Getting the client and server to agree on the credential lifetime is the challenge; discussing the options, documenting the solution, and implementing it would all be done as part of a KIP.
Compatibility, Deprecation, and Migration Plan
There is no impact to existing installations because the default is for the feature to be turned off.
Rejected Alternatives
A single queue owned by org.apache.kafka.clients.NetworkClient
does not reliably work in the synchronous case as described above; we cannot know how soon an injected request will be sent (if ever).
One alternative idea is to add two new request types: "ReceiveReauthenticationNonceRequest" and "ReauthenticateWithNonceRequest". When re-authentication needs to occur the client would make a separate, new connection to the broker and send a "ReceiveReauthenticationNonceRequest" to the broker to have it associate a nonce with the authenticated credentials and return the nonce to the client. Then the client would send a "ReauthenticateWithNonceRequest" with the returned nonce over the connection that it wishes to re-authenticate; the broker would then replace the credentials on that connection with the credentials it had previously associated with the nonce.

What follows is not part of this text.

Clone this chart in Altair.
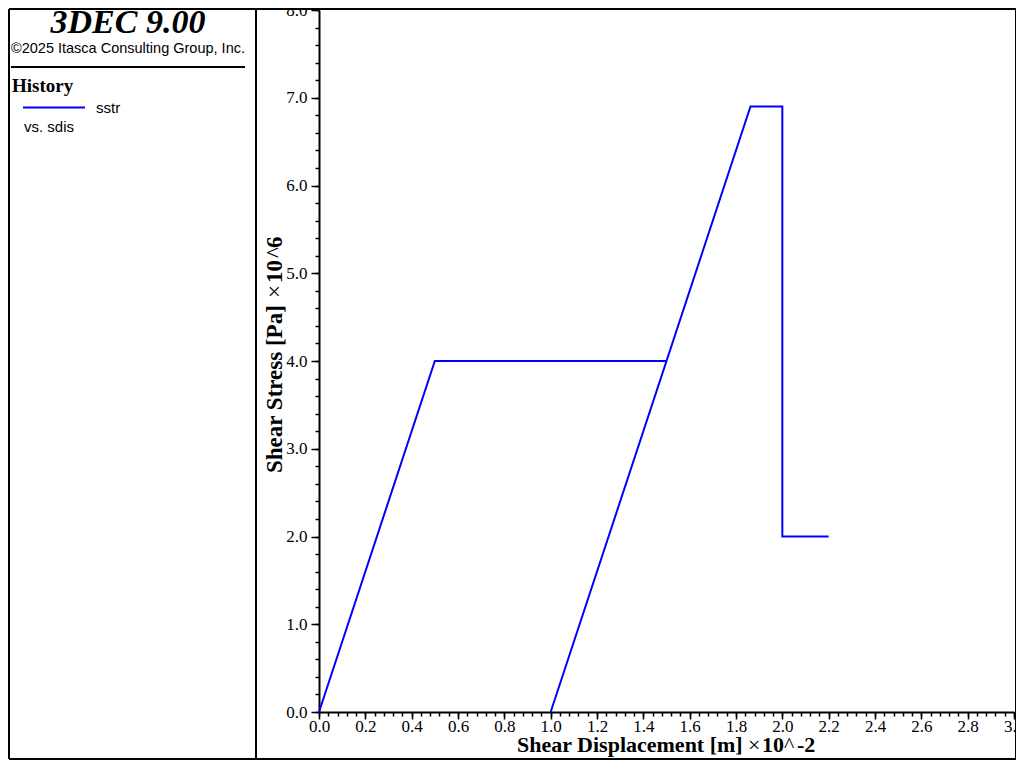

I don't know if this would work (might there be some issue with advertised vs. actual addresses and maybe the possibility of there being a load balancer? Could we be guaranteed the ability to connect to the exact same broker as our existing connection?) . If it could work then it does have the advantage of requiring the injection of just a single request over an existing connection that would return very quickly rather than 3 separate requests of which at least one might take a while to return (to potentially retrieve a public key for token signature validation, for example; the validation itself isn't exactly free, either, even if the public key is already cached). One disadvantage of the alternative, nonce-based approach is that it requires the creation of a separate connection, including TLS negotiation, and that is very expensive compared to sending 3 requests over an existing connection (which of course already has TLS negotiated).
A brute-force alternative is to simply kill the connection on the client side when the background login thread refreshes the credential. The advantage is that we don't need a code path for re-authentication – the client simply connects again to replace the connection that was killed. There are many disadvantages, though. The approach is harsh – having connections pulled out from underneath the client will introduce latency while the client reconnects; it introduces non-trivial resource utilization on both the client and server as TLS is renegotiated; and it forces the client to periodically "recover" from what essentially looks like a failure scenario. While these are significant disadvantages, the most significant disadvantage of all is that killing connections on the client side adds no security – trusting the client to kill its connection in a timely fashion is a blind and unjustifiable trust.
We could kill the connection from the server side instead, when the token expires. But in this case, if there is no ability for the client to re-authenticate to avoid the killing of the connection in the first place, then we still have all of the harsh approach disadvantages mentioned above.